Without the pictures, please reproduce only the lines from the one with "Write a Python" through the one with "plt.rcParams['mathtext.default'] = 'regular'", both included.

Records with drawing code:
----------------------------------------

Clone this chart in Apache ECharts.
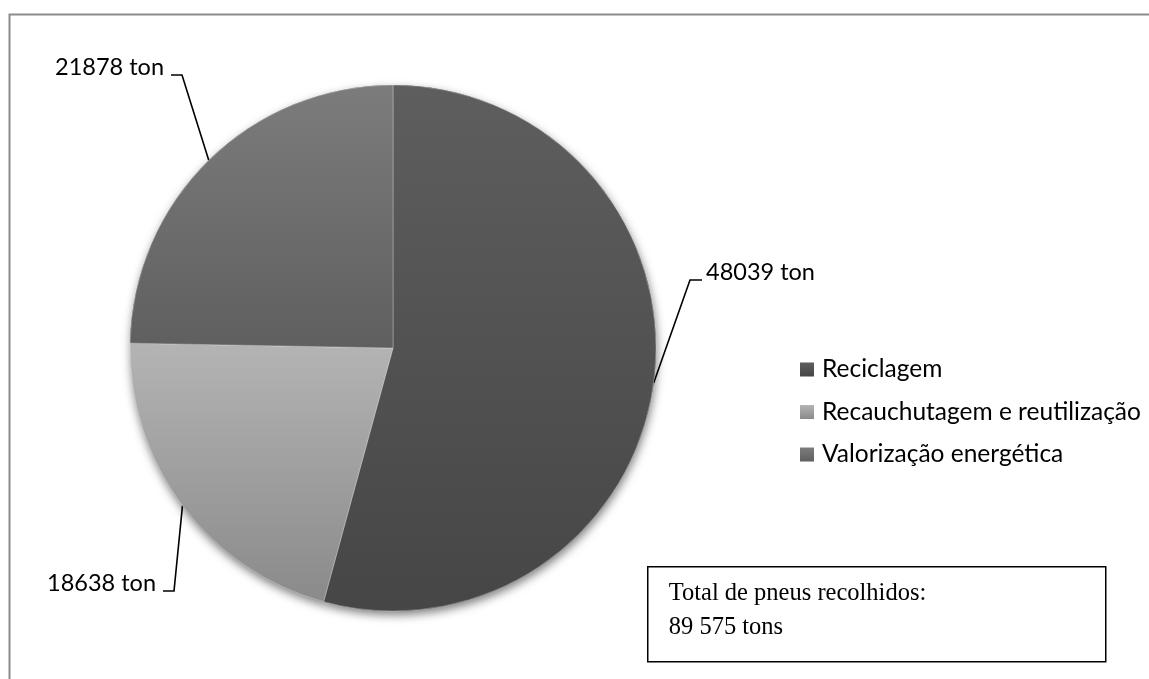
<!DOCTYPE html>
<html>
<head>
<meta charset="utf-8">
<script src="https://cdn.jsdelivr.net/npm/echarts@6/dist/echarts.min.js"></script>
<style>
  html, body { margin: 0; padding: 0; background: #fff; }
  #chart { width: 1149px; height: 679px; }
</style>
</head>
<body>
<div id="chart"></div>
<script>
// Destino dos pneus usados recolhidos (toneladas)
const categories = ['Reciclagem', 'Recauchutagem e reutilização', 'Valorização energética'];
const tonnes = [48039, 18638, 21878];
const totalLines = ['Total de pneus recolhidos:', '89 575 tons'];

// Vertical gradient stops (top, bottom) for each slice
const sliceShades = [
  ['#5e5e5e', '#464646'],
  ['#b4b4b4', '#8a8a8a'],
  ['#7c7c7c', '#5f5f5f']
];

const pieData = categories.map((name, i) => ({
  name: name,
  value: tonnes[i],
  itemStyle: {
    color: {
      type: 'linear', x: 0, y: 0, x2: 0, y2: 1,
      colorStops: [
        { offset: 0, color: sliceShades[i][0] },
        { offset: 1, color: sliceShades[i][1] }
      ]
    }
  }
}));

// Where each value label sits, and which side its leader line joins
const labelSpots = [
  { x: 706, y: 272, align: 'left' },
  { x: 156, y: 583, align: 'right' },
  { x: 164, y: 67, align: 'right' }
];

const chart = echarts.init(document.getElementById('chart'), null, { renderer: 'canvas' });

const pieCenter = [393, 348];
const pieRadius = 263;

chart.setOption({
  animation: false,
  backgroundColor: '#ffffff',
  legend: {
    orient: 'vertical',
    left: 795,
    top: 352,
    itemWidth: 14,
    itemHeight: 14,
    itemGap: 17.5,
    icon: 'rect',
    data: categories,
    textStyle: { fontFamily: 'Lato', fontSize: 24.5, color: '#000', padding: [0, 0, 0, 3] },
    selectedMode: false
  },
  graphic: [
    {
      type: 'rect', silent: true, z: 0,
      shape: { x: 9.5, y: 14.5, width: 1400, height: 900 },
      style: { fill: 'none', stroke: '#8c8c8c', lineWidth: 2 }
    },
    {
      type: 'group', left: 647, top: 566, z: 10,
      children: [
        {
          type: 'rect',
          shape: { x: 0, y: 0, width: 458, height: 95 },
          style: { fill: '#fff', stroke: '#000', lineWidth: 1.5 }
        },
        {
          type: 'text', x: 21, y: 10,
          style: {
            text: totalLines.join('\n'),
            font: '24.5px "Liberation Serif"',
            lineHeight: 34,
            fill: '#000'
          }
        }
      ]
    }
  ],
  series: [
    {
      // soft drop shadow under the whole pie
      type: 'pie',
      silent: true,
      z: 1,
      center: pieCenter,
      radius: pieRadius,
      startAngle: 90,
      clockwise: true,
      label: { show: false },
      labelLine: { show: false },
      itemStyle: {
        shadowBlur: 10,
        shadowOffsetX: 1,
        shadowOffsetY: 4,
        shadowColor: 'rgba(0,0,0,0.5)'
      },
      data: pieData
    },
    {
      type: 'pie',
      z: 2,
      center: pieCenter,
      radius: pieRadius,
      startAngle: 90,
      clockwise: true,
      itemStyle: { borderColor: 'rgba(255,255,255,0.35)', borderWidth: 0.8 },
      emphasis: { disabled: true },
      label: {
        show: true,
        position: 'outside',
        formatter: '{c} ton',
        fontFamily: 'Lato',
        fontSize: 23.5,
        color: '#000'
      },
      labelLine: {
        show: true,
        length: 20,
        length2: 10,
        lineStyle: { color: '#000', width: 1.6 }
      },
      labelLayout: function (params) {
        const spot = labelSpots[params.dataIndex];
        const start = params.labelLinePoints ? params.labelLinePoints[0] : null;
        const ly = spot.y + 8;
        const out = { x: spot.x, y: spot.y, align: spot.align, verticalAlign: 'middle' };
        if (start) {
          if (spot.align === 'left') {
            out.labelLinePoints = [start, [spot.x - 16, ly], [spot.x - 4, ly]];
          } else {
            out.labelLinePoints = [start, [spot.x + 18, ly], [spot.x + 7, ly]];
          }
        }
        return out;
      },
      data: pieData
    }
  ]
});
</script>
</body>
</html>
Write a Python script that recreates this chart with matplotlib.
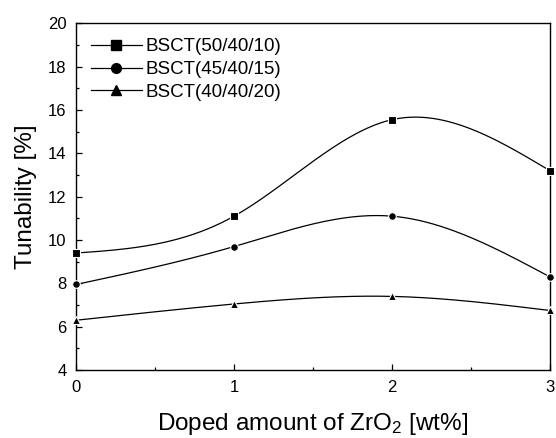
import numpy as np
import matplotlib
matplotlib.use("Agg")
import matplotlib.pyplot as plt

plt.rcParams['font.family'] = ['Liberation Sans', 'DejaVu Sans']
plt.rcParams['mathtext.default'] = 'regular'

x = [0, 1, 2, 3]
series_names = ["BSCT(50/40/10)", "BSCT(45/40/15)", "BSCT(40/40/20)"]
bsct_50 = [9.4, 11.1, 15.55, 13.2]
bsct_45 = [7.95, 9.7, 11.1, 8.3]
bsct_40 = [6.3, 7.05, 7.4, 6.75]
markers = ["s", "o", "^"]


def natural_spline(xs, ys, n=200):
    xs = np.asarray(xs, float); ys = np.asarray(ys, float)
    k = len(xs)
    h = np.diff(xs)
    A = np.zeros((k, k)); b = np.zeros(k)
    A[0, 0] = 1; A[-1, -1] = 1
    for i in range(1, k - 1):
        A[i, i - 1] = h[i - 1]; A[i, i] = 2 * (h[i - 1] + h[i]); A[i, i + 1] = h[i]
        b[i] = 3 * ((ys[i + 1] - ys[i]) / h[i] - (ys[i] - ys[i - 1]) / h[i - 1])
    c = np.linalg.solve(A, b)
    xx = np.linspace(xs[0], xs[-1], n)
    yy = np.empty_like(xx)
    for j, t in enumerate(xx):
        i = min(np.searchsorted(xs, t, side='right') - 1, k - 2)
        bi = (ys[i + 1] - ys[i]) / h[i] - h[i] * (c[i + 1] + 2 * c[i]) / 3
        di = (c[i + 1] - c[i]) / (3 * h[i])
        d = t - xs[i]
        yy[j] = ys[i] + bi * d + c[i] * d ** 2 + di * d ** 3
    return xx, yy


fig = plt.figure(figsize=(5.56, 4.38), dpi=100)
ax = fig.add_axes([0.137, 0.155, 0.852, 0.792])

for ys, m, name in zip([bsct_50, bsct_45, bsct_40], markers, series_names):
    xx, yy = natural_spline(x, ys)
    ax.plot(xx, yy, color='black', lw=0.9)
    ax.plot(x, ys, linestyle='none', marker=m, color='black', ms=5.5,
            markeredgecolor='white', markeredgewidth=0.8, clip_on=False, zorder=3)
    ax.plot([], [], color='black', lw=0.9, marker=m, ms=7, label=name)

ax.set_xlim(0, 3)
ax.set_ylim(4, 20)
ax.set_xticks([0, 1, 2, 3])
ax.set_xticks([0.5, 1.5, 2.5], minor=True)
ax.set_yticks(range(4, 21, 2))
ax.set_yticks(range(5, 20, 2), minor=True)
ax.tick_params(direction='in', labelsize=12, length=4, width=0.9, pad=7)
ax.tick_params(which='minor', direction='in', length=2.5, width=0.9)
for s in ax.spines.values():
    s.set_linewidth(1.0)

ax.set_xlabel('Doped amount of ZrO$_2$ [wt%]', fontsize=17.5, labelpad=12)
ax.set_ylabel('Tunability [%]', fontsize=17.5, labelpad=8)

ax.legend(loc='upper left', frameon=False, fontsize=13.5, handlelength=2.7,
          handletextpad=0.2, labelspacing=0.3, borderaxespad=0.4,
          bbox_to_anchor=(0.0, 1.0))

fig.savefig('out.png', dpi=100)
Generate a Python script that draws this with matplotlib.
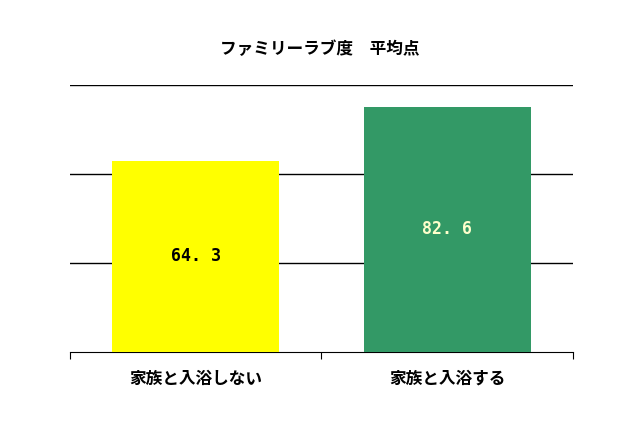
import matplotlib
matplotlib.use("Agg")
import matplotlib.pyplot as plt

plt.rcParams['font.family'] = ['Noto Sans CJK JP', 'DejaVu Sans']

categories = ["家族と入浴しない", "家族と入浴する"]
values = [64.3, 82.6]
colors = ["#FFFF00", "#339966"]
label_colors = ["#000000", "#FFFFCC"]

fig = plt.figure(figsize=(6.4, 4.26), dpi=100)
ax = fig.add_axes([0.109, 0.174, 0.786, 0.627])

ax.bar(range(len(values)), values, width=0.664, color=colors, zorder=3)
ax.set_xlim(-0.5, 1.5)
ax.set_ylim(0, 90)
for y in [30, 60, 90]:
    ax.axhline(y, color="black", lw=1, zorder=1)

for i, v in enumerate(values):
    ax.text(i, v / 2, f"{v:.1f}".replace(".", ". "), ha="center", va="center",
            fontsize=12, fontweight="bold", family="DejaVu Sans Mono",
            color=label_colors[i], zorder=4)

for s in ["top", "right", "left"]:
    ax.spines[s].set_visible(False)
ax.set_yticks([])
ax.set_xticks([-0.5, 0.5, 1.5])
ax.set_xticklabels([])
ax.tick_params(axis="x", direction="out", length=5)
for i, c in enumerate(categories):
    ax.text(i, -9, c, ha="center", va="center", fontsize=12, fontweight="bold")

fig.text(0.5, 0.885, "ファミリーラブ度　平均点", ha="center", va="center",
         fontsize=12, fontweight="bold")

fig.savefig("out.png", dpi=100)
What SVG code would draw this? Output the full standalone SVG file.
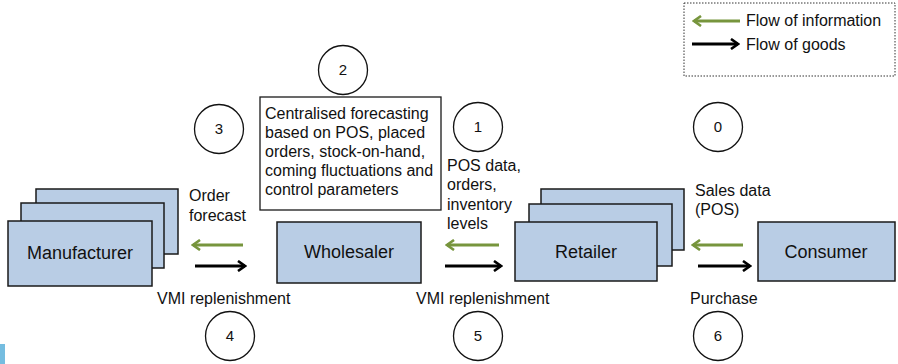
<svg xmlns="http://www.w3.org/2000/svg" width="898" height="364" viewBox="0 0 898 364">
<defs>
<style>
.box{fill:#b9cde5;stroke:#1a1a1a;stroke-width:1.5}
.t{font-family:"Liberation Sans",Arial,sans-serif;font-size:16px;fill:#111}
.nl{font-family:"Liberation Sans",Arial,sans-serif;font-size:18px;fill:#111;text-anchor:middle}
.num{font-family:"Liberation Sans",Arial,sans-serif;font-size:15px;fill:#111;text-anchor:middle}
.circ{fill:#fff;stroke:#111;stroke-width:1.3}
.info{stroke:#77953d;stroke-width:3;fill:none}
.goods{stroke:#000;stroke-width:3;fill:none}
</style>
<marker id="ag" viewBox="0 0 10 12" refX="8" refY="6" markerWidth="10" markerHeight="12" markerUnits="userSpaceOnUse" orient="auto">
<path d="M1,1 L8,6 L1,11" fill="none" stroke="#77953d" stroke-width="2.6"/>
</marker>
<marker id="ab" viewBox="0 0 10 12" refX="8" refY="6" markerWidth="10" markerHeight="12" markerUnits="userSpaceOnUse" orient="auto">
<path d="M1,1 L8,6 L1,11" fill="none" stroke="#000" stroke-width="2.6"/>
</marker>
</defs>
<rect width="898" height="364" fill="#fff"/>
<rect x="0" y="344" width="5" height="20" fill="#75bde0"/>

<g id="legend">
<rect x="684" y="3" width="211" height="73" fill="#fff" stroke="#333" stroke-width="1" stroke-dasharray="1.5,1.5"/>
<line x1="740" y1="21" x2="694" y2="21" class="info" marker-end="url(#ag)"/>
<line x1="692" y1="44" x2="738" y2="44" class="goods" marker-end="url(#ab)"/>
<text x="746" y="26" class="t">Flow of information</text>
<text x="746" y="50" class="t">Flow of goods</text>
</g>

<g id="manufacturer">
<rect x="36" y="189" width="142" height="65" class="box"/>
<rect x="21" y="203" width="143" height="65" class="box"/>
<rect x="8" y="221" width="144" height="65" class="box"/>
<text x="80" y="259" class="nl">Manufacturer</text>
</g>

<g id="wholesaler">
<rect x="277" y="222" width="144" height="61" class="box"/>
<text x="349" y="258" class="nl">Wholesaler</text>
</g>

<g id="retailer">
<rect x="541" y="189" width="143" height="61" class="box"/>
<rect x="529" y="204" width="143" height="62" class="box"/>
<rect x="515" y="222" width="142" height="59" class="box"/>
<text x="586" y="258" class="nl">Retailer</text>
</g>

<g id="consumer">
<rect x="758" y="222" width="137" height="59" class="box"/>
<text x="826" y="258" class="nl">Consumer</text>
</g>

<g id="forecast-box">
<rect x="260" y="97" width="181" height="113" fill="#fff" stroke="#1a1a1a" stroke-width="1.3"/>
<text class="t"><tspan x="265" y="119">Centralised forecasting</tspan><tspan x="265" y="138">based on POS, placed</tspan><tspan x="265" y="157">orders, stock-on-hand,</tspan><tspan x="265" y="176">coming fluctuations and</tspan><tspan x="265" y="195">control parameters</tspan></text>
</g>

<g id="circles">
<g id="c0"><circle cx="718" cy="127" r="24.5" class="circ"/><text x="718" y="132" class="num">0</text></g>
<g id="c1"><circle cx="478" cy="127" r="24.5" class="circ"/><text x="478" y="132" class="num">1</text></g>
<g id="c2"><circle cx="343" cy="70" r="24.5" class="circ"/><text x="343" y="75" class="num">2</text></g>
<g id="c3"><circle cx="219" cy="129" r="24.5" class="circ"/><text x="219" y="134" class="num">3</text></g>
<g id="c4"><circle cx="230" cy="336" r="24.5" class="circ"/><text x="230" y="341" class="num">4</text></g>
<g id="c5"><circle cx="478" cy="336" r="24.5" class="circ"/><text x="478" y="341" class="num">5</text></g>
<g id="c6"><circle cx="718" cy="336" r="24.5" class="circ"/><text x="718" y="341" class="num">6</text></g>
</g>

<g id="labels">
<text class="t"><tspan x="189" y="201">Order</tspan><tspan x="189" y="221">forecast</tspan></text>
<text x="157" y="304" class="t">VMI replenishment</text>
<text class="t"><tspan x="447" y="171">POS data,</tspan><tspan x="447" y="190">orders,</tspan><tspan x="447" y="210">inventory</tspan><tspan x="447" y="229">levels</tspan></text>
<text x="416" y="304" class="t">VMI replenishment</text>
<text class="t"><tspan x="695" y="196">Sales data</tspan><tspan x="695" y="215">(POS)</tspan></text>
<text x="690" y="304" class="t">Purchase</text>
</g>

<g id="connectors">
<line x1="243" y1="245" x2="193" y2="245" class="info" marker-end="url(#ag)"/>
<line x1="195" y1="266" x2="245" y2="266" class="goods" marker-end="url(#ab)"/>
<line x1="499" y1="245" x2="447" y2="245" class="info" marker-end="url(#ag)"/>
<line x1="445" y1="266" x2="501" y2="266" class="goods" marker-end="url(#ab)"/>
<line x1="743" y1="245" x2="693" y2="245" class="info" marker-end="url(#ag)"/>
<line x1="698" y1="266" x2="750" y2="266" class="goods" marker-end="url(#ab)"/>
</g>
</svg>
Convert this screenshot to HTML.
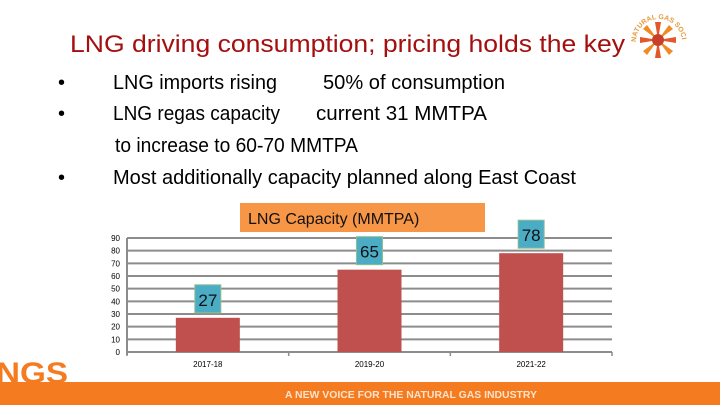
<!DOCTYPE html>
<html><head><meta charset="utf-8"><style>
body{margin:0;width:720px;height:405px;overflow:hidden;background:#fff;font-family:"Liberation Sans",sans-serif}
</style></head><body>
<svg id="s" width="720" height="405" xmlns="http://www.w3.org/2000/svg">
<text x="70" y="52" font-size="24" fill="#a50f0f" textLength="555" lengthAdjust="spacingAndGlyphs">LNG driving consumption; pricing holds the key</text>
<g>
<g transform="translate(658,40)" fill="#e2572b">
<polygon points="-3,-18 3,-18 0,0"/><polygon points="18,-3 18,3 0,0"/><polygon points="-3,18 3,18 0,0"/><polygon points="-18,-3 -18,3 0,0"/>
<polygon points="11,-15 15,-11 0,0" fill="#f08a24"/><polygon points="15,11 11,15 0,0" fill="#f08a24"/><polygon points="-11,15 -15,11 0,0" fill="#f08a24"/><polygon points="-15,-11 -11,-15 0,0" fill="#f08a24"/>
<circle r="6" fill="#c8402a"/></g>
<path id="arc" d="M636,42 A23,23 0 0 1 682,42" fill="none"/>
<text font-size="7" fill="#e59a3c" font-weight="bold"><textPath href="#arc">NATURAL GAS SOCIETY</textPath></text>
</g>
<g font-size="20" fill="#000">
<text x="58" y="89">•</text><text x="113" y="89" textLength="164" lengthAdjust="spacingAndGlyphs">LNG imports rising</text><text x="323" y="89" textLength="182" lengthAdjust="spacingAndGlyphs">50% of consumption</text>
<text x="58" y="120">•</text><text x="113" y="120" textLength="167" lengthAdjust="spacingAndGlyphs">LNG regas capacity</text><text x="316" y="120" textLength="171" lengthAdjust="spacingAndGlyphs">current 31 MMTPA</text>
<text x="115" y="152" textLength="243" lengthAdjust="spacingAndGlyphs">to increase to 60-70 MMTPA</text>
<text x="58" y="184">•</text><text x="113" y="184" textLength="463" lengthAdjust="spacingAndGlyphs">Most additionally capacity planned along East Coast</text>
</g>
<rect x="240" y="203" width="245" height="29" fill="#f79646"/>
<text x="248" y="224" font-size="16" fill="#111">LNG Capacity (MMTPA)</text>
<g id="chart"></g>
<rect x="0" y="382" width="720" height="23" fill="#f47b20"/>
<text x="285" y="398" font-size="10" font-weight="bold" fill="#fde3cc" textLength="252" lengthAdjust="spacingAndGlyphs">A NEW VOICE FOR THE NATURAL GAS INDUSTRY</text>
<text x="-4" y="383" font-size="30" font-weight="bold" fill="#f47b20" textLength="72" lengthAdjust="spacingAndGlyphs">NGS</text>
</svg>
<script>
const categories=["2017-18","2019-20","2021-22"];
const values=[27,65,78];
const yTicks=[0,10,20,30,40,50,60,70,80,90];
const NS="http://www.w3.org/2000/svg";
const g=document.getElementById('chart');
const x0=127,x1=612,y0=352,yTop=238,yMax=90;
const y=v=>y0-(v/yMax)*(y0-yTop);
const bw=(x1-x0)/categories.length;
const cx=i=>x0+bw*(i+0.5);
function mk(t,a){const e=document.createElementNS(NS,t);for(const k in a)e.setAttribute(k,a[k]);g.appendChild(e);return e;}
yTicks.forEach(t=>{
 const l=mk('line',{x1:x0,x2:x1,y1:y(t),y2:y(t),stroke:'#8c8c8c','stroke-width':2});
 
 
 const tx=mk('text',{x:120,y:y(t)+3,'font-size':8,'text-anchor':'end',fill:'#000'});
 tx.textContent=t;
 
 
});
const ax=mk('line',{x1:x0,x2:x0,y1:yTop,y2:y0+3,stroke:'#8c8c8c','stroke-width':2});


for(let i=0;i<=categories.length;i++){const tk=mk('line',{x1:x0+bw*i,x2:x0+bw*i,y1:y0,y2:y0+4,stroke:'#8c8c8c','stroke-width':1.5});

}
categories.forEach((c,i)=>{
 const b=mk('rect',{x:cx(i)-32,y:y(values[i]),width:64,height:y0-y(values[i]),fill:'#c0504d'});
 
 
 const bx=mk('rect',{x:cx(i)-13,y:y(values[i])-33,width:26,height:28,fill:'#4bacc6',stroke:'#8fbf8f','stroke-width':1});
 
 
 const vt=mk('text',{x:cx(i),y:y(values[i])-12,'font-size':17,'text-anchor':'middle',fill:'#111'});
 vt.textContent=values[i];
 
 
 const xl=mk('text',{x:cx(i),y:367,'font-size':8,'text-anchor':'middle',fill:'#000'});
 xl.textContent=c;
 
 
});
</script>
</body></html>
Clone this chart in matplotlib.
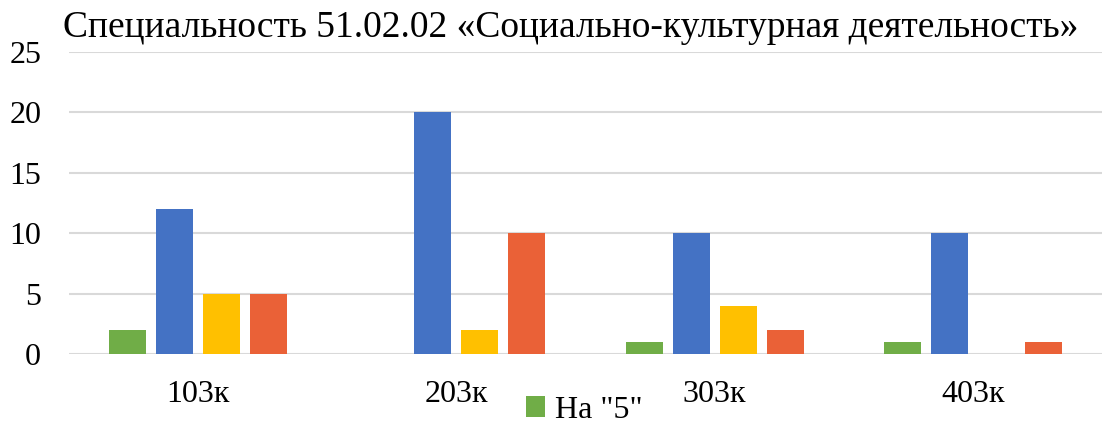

----------------------------------------

__Result for this exercise__
Write a Python script that recreates this chart with matplotlib.
import numpy as np
import matplotlib
matplotlib.use("Agg")
import matplotlib.pyplot as plt

plt.rcParams['font.family'] = ['Liberation Sans', 'DejaVu Sans']
plt.rcParams['mathtext.default'] = 'regular'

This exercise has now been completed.